[START OF Collected material]

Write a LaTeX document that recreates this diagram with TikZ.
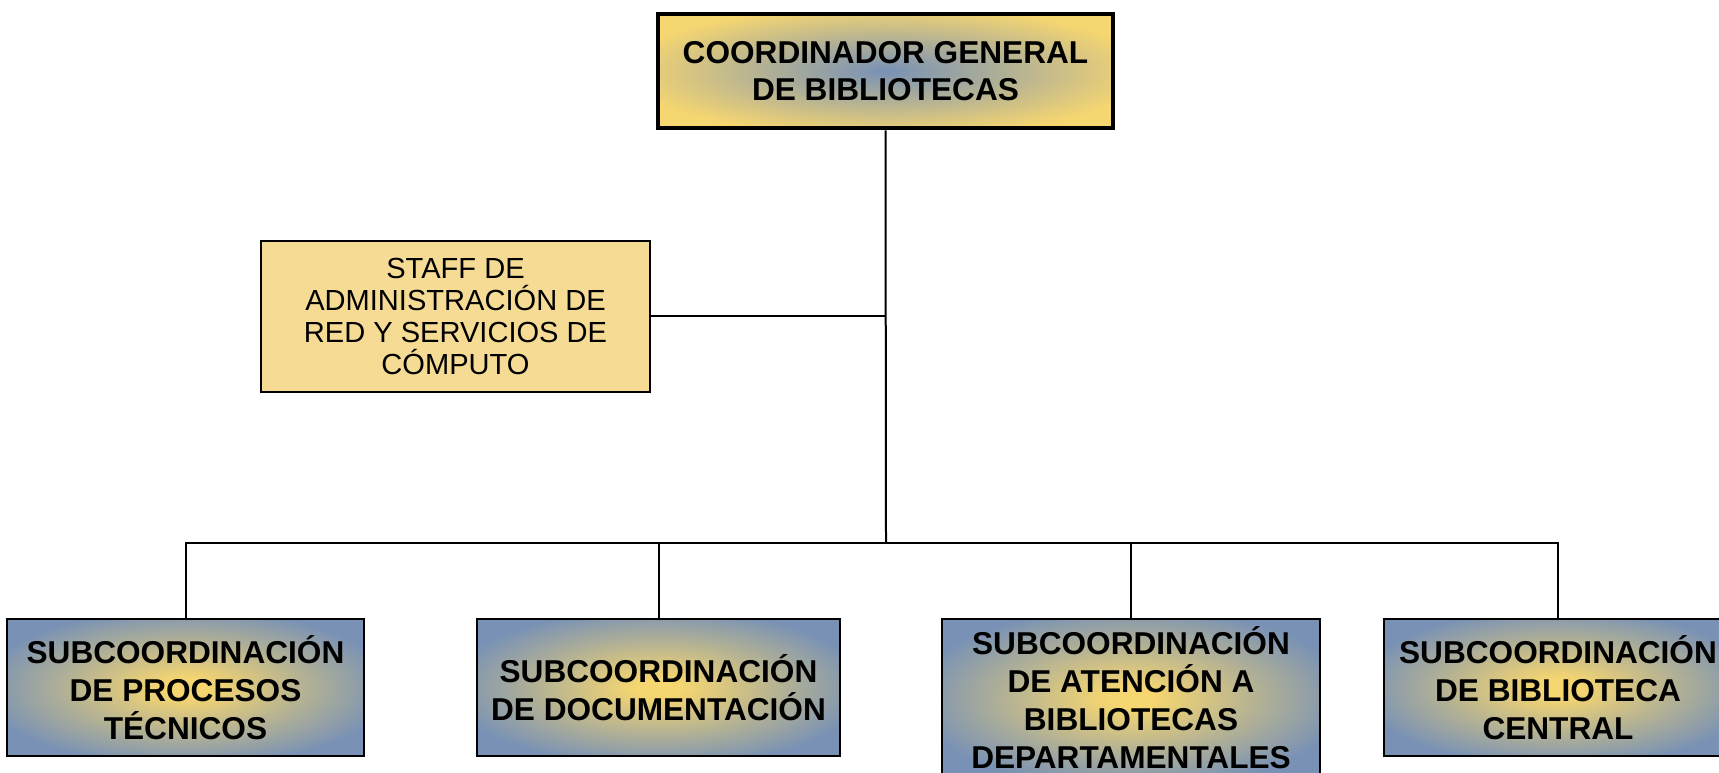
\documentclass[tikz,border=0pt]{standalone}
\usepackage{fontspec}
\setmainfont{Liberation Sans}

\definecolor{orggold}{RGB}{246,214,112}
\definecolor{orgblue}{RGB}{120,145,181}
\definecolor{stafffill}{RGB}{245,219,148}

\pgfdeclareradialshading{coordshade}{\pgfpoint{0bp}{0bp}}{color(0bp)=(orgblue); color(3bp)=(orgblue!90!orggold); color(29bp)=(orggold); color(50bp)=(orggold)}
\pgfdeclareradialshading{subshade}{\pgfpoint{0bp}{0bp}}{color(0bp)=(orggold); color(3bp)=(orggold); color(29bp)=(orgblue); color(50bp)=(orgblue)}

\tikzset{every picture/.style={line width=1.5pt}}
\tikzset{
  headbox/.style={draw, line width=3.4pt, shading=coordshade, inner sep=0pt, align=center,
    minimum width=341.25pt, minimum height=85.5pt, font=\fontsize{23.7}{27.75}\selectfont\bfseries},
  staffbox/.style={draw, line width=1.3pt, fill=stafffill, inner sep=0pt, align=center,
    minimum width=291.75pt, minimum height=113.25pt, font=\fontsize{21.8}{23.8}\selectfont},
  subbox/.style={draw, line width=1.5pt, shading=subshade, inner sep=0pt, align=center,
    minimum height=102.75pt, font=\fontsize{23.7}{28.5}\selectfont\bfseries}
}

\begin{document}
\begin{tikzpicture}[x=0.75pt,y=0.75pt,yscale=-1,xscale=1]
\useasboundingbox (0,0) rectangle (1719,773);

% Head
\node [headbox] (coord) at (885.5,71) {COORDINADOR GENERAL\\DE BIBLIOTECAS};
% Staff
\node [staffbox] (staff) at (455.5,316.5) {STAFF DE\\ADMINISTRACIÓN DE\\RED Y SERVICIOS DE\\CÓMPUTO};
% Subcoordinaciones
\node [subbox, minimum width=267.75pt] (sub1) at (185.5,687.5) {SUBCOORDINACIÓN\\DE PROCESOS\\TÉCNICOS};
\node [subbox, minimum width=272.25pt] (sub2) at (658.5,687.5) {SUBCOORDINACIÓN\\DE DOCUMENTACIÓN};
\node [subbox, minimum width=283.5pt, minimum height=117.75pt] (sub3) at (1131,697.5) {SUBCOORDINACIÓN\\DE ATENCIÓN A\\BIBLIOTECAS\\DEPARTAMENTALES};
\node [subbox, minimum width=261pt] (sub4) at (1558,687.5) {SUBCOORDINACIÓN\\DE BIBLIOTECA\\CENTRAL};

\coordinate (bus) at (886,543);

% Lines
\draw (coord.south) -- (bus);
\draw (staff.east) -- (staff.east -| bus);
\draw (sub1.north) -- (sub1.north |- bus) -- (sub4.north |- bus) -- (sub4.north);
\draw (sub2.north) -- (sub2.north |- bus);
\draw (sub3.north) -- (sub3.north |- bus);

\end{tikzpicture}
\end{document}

[END OF Collected material]

* **Stated problem**:
Leave the images out and output the remaining material exactly as it stands.

* **Response below**:
Write a LaTeX document that recreates this diagram with TikZ.
\documentclass[tikz,border=0pt]{standalone}
\usepackage{fontspec}
\setmainfont{Liberation Sans}

\definecolor{orggold}{RGB}{246,214,112}
\definecolor{orgblue}{RGB}{120,145,181}
\definecolor{stafffill}{RGB}{245,219,148}

\pgfdeclareradialshading{coordshade}{\pgfpoint{0bp}{0bp}}{color(0bp)=(orgblue); color(3bp)=(orgblue!90!orggold); color(29bp)=(orggold); color(50bp)=(orggold)}
\pgfdeclareradialshading{subshade}{\pgfpoint{0bp}{0bp}}{color(0bp)=(orggold); color(3bp)=(orggold); color(29bp)=(orgblue); color(50bp)=(orgblue)}

\tikzset{every picture/.style={line width=1.5pt}}
\tikzset{
  headbox/.style={draw, line width=3.4pt, shading=coordshade, inner sep=0pt, align=center,
    minimum width=341.25pt, minimum height=85.5pt, font=\fontsize{23.7}{27.75}\selectfont\bfseries},
  staffbox/.style={draw, line width=1.3pt, fill=stafffill, inner sep=0pt, align=center,
    minimum width=291.75pt, minimum height=113.25pt, font=\fontsize{21.8}{23.8}\selectfont},
  subbox/.style={draw, line width=1.5pt, shading=subshade, inner sep=0pt, align=center,
    minimum height=102.75pt, font=\fontsize{23.7}{28.5}\selectfont\bfseries}
}

\begin{document}
\begin{tikzpicture}[x=0.75pt,y=0.75pt,yscale=-1,xscale=1]
\useasboundingbox (0,0) rectangle (1719,773);

% Head
\node [headbox] (coord) at (885.5,71) {COORDINADOR GENERAL\\DE BIBLIOTECAS};
% Staff
\node [staffbox] (staff) at (455.5,316.5) {STAFF DE\\ADMINISTRACIÓN DE\\RED Y SERVICIOS DE\\CÓMPUTO};
% Subcoordinaciones
\node [subbox, minimum width=267.75pt] (sub1) at (185.5,687.5) {SUBCOORDINACIÓN\\DE PROCESOS\\TÉCNICOS};
\node [subbox, minimum width=272.25pt] (sub2) at (658.5,687.5) {SUBCOORDINACIÓN\\DE DOCUMENTACIÓN};
\node [subbox, minimum width=283.5pt, minimum height=117.75pt] (sub3) at (1131,697.5) {SUBCOORDINACIÓN\\DE ATENCIÓN A\\BIBLIOTECAS\\DEPARTAMENTALES};
\node [subbox, minimum width=261pt] (sub4) at (1558,687.5) {SUBCOORDINACIÓN\\DE BIBLIOTECA\\CENTRAL};

\coordinate (bus) at (886,543);

% Lines
\draw (coord.south) -- (bus);
\draw (staff.east) -- (staff.east -| bus);
\draw (sub1.north) -- (sub1.north |- bus) -- (sub4.north |- bus) -- (sub4.north);
\draw (sub2.north) -- (sub2.north |- bus);
\draw (sub3.north) -- (sub3.north |- bus);

\end{tikzpicture}
\end{document}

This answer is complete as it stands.